В принципе подобный ход аргументации вполне естествен, если принять на веру его исходные посылки. Еще структуралисты уравнивали сознание (мышление) с языком, а поскольку конечным продуктом организации любого языкового высказывания является текст, то и сознание (и, соответственно, личность, сам человек) стало мыслиться как текст. Другим исходным постулатом было выработанное еще теоретиками франкфуртской школы положение о всесилии господствующей, доминантной идеологии, заставляющей любого отдельного индивида мыслить угодными, полезными для нее стереотипами. Последнее положение сразу вступало в острейшее противоречие с мироощущением людей, на дух эту идеологию не переносивших и всем своим поведением, мышлением и образом жизни выражавшим дух нонконформизма и конфронтации, который в терминологическом определении Кристевой получал название «отказа», «негативности» и т. п.

Литература как «позитивное насилие»

Поскольку все формы рационального мышления были отданы на откуп доминантной (буржуазной) идеологии, то единственной сферой противодействия оказывалась область иррационального, истоки которой Делез, Кристева и Барт искали в «эротическом теле», вернее, в господствующей в нем стихии либидо.

Как писала Кристева, «если и есть „дискурс“, который не служит ни просто складом лингвистической кинохроники или архивом структур, ни свидетельством замкнутого в себе тела, а, напротив, является как раз элементом самой практики, включающей в себя ансамбль бессознательных, субъективных, социальных отношений, находящихся в состоянии борьбы, присвоения, разрушения и созидания, — короче, в состоянии позитивного насилия, то это и есть „литература“, или, выражаясь более специфически, текст; сформулированное таким образом, это понятие… уже довольно далеко уводит нас как от традиционного „дискурса“, так и от „искусства“. Это — практика, которую можно было бы сравнить с практикой политической революции: первая осуществляет для субъекта то, что вторая — для общества. Если правда, что история и политический опыт XX столетия доказывают невозможность осуществить изменение одного без другого, — но можно ли в этом сомневаться после переворота Гегеля и фрейдовской революции? — то вопросы, которые мы себе задаем о литературной практике, обращены к политическому горизонту, неотделимого от них, как бы ни старались его отвергнуть эстетизирующий эзотеризм или социологический или формалистический догматизм» (273, с. 14).

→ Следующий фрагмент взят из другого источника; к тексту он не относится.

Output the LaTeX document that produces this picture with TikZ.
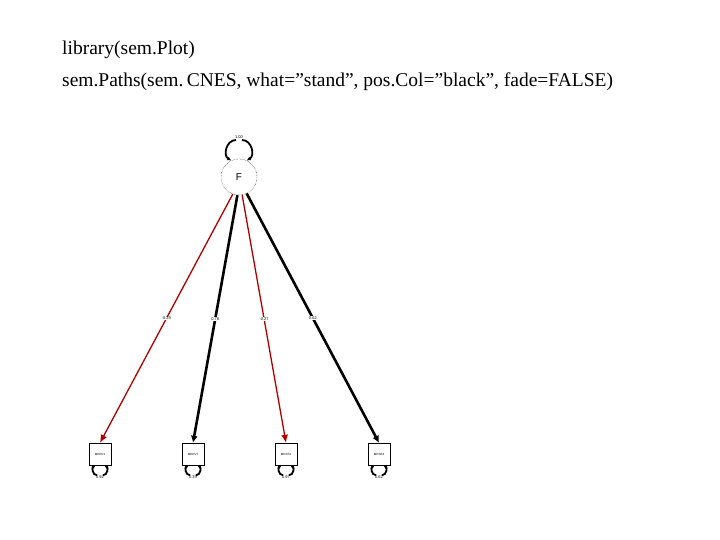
\documentclass[tikz,border=0pt]{standalone}
\usepackage{fontspec}
\setmainfont{Liberation Serif}
\newfontfamily\sans{Liberation Sans}
\usetikzlibrary{arrows.meta,calc}
\begin{document}
\begin{tikzpicture}[x=1pt,y=-1pt,
 obs/.style={draw,thin,minimum size=22pt,inner sep=0pt,font=\sans\fontsize{3}{3}\selectfont},
 lat/.style={draw,densely dotted,circle,minimum size=36pt,inner sep=0pt,font=\sans\fontsize{10}{10}\selectfont},
 lab/.style={fill=white,inner sep=0.5pt,font=\sans\fontsize{4}{4}\selectfont},
 redp/.style={draw=red!70!black,line width=1.3pt,-{Latex[length=8pt,width=7pt]}},
 blkp/.style={draw=black,line width=2.6pt,-{Latex[length=7pt,width=7pt]}},
 res/.style={draw,line width=1.8pt,-{Latex[length=4pt,width=4pt]}}]
\useasboundingbox (0,0) rectangle (720,540);
\node[anchor=west,inner sep=0pt,font=\fontsize{19.5}{19.5}\selectfont] (t1) at (62,50) {library(sem.Plot)};
\node[anchor=west,inner sep=0pt,font=\fontsize{19.5}{19.5}\selectfont] (t2) at (62,82) {sem.Paths(sem.\,CNES, what=\symbol{34}stand\symbol{34}, pos.Col=\symbol{34}black\symbol{34}, fade=FALSE)};
\node[lat] (F) at (239,177) {F};
\node[obs] (a) at (100,454) {MEDV2};
\node[obs] (b) at (193,454) {MEDV7};
\node[obs] (c) at (286,454) {MDSS1};
\node[obs] (d) at (379,454) {MDSE4};
\draw[redp] (F.250) -- (a.north) node[lab,pos=0.5] {-0.29};
\draw[blkp] (F.265) -- (b.north) node[lab,pos=0.5] {0.78};
\draw[redp] (F.280) -- (c.north) node[lab,pos=0.5] {-0.27};
\draw[blkp] (F.295) -- (d.north) node[lab,pos=0.5] {0.62};
\node[lab] (fl) at (239,137) {1.00};
\draw[res] (236,140) to[out=180,in=150,looseness=1.2] (F.115);
\draw[res] (242,140) to[out=0,in=30,looseness=1.2] (F.65);
\foreach \n/\v in {a/0.92,b/0.39,c/0.97,d/0.62}{
 \node[lab] (\n l) at ($(\n.south)+(0,12)$) {\v};
 \draw[res] ($(\n.south)+(-3,10)$) to[out=180,in=-150,looseness=1.2] (\n.250);
 \draw[res] ($(\n.south)+(3,10)$) to[out=0,in=-30,looseness=1.2] (\n.290);
}
\end{tikzpicture}
\end{document}
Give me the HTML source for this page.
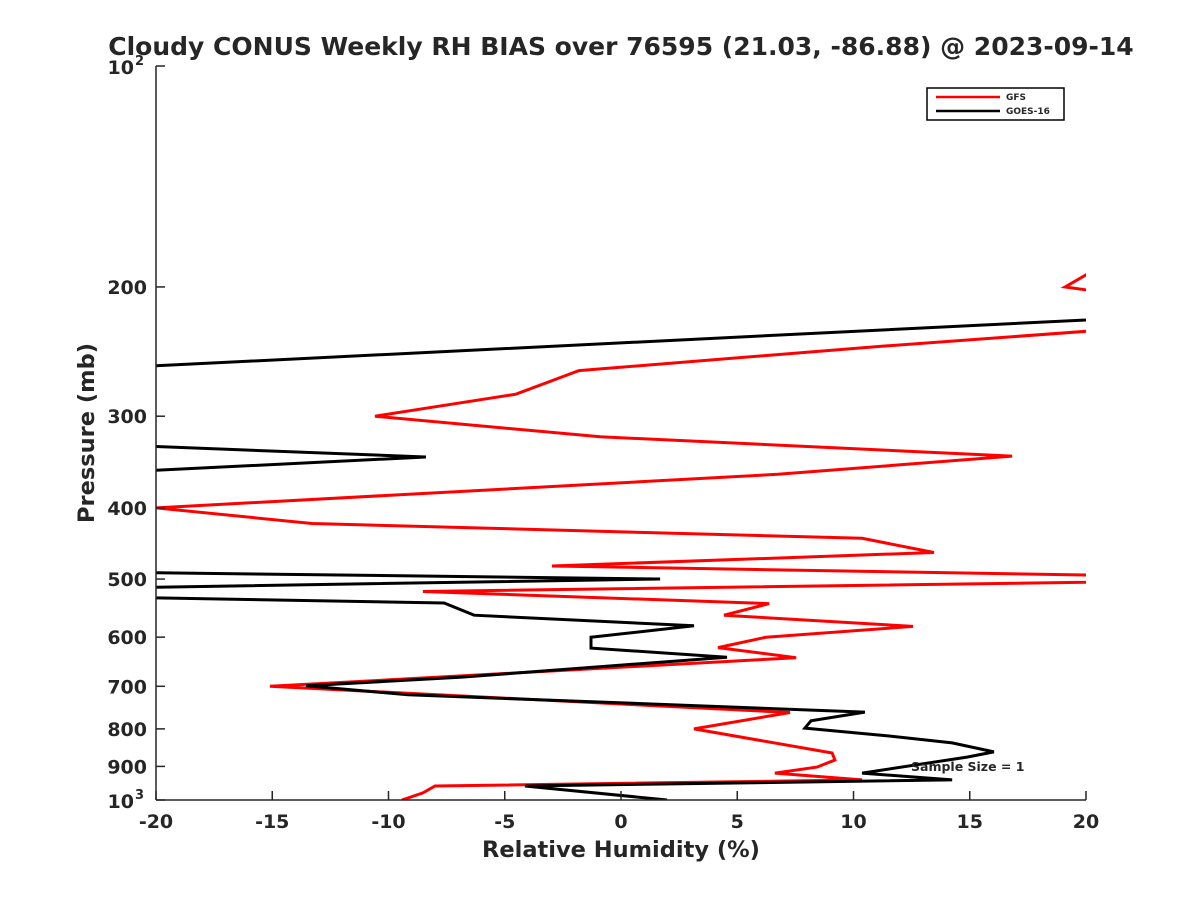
<!DOCTYPE html>
<html><head><meta charset="utf-8"><style>
body{margin:0;background:#fff}
text{font-family:"DejaVu Sans","Liberation Sans",sans-serif;font-weight:bold;fill:#262626}
</style></head><body>
<svg id="c" width="1200" height="900" xmlns="http://www.w3.org/2000/svg">
<rect width="1200" height="900" fill="#fff"/>
<defs><clipPath id="pc"><rect x="156" y="66" width="930" height="734"/></clipPath></defs>
<text x="621" y="55" font-size="25" text-anchor="middle" fill="#000">Cloudy CONUS Weekly RH BIAS over 76595 (21.03, -86.88) @ 2023-09-14</text>
<g id="series" clip-path="url(#pc)"></g>
<g id="axes"></g>
<text transform="translate(94,433) rotate(-90)" font-size="22.5" text-anchor="middle">Pressure (mb)</text>
<text x="621" y="857" font-size="22.5" text-anchor="middle">Relative Humidity (%)</text>
<g>
<rect x="927" y="88" width="137" height="32" fill="#fff" stroke="#000" stroke-width="1.5"/>
<line x1="936" y1="97" x2="1000" y2="97" stroke="#f00" stroke-width="2.5"/>
<text x="1006" y="100" font-size="9" fill="#000">GFS</text>
<line x1="936" y1="111" x2="1000" y2="111" stroke="#000" stroke-width="2.5"/>
<text x="1006" y="114" font-size="9" fill="#000">GOES-16</text>
</g>
<text x="911" y="771" font-size="12.5" fill="#000">Sample Size = 1</text>
</svg>
<script>
const xTicks=[-20,-15,-10,-5,0,5,10,15,20];
const yTicks=[200,300,400,500,600,700,800,900];
const gfsRH=[22,19.1,22,24,11.14,-1.81,-4.52,-10.58,-0.90,16.82,6.75,-20,-13.29,10.37,13.46,-2.97,30,-8.52,6.37,4.43,12.56,6.24,4.17,7.53,-15.1,7.27,3.14,9.08,9.2,8.43,6.62,10.37,-8.0,-8.52,-9.42];
const gfsP=[177,200,206,225,241,260,280,300,320,340,360,400,420,440,460,480,500,520,540,560,580,600,620,640,700,760,800,863,882,902,919,939,957,978,1000];
const goesRH=[30,-22,-22,-8.39,-22,-25,1.68,-25,-25,-7.61,-6.32,3.14,-1.29,-1.29,4.56,-6.84,-13.55,-9.16,10.49,8.17,7.91,11.53,14.24,16.04,14.88,10.37,14.24,-4.13,1.98];
const goesP=[214,258,328,341,358,488,500,516,527,539,560,579,600,621,639,680,699,719,759,780,798,818,836,860,874,919,939,957,1000];
const X0=156,X1=1086,Y0=66,Y1=800;
const xs=v=>X0+(v+20)/40*(X1-X0);
const ys=p=>Y0+(Math.log10(p)-2)*(Y1-Y0);
const NS='http://www.w3.org/2000/svg';
function mk(t,a,par){const e=document.createElementNS(NS,t);for(const k in a)e.setAttribute(k,a[k]);par.appendChild(e);return e;}
const ax=document.getElementById('axes'),sg=document.getElementById('series');
function line(rh,p,col,name){
 const pts=rh.map((v,i)=>xs(v).toFixed(1)+','+ys(p[i]).toFixed(1)).join(' ');
 const pl=mk('polyline',{points:pts,fill:'none',stroke:col,'stroke-width':3,'stroke-linejoin':'miter'},sg);
 
 
}
line(gfsRH,gfsP,'#f00','gfs-line');
line(goesRH,goesP,'#000','goes-line');
const xa=mk('line',{x1:X0,y1:Y1,x2:X1,y2:Y1,stroke:'#262626','stroke-width':1.5},ax);


const ya=mk('line',{x1:X0,y1:Y0,x2:X0,y2:Y1,stroke:'#262626','stroke-width':1.5},ax);


xTicks.forEach(v=>{
 const x=xs(v);
 mk('line',{x1:x,y1:Y1,x2:x,y2:Y1-9,stroke:'#262626','stroke-width':1.5},ax);
 const t=mk('text',{x:x,y:828,'font-size':19,'text-anchor':'middle'},ax);
 t.textContent=String(v);
 
 
});
yTicks.forEach(p=>{
 const y=ys(p);
 mk('line',{x1:X0,y1:y,x2:X0+9,y2:y,stroke:'#262626','stroke-width':1.5},ax);
 const t=mk('text',{x:147,y:y+7,'font-size':19,'text-anchor':'end'},ax);
 t.textContent=String(p);
 
 
});
[[100,'2'],[1000,'3']].forEach(([p,e])=>{
 const y=ys(p);
 mk('line',{x1:X0,y1:y,x2:X0+9,y2:y,stroke:'#262626','stroke-width':1.5},ax);
 const t=mk('text',{x:134,y:y+8,'font-size':19,'text-anchor':'end'},ax);
 t.textContent='10';
 
 
 const s=mk('text',{x:135,y:y-1,'font-size':13},ax);
 s.textContent=e;
 
 
});
</script>
</body></html>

Я не знаю, можно ли назвать трагедией Кристевой эту постоянную политизацию литературы и языка: в конечном счете, сам обращаемый к ней упрек в недостаточном внимании к чисто литературоведческой проблематике может быть расценен как свидетельство узости именно филологического подхода к тем общечеловеческим темам, которые, собственно говоря, лишь одни волнуют и занимают ее. Хотя как определить грань, отделяющую сферу «чистой» науки (если такая вообще существует) от сферы реальной жизни с ее политическими, экономическими, нравственными и бытовыми проблемами (если опять же допустить, что наука способна нормально функционировать вне теоретического осмысления — сферы применения «чистой науки», что снова затягивает нас в бесконечный водоворот)? Во всяком случае, одно несомненно — чистым литературоведением то, чем занималась и занимается Кристева, никак не назовешь. Правда, то же самое можно сказать и о большинстве французских постструктуралистов. И все-таки даже по сравнению с Делезом Кристеву всегда отличала повышенная политизированность сознания, помноженная к тому же на несомненно политический, не говоря ни о чем другом, темперамент. Поэтому и «внелитературность» целей, которые преследует Кристева, при анализе художественной литературы, слишком очевидна, да и не отрицается ей самой. Как всегда с Кристевой, при рассмотрении, казалось, самых абстрактных проблем постоянно испытываешь опасность из хрустально-стерильного дистиллята теории рухнуть в мутный поток вод житейских.

Негативность в поэтическом языке Лотремона и Малларме

Если подытожить чисто литературоведческие итоги теоретической позиции Кристевой времен «Революции поэтического языка», то практически из этого можно сделать лишь один вывод: чем больше «прорыв» семиотического ритма «негативизирует» нормативную логическую организацию текста, навязывая ему новое означивание, лишенное коммуникативных целей (т. е. задачи донесения до последнего звена коммуникативной цепи — получателя — сколь-либо содержательной информации), тем более такой текст, с точки зрения Кристевой, будет поэтическим, и тем более трудно усваиваемым, если вообще не бессмысленным, он будет для читателя.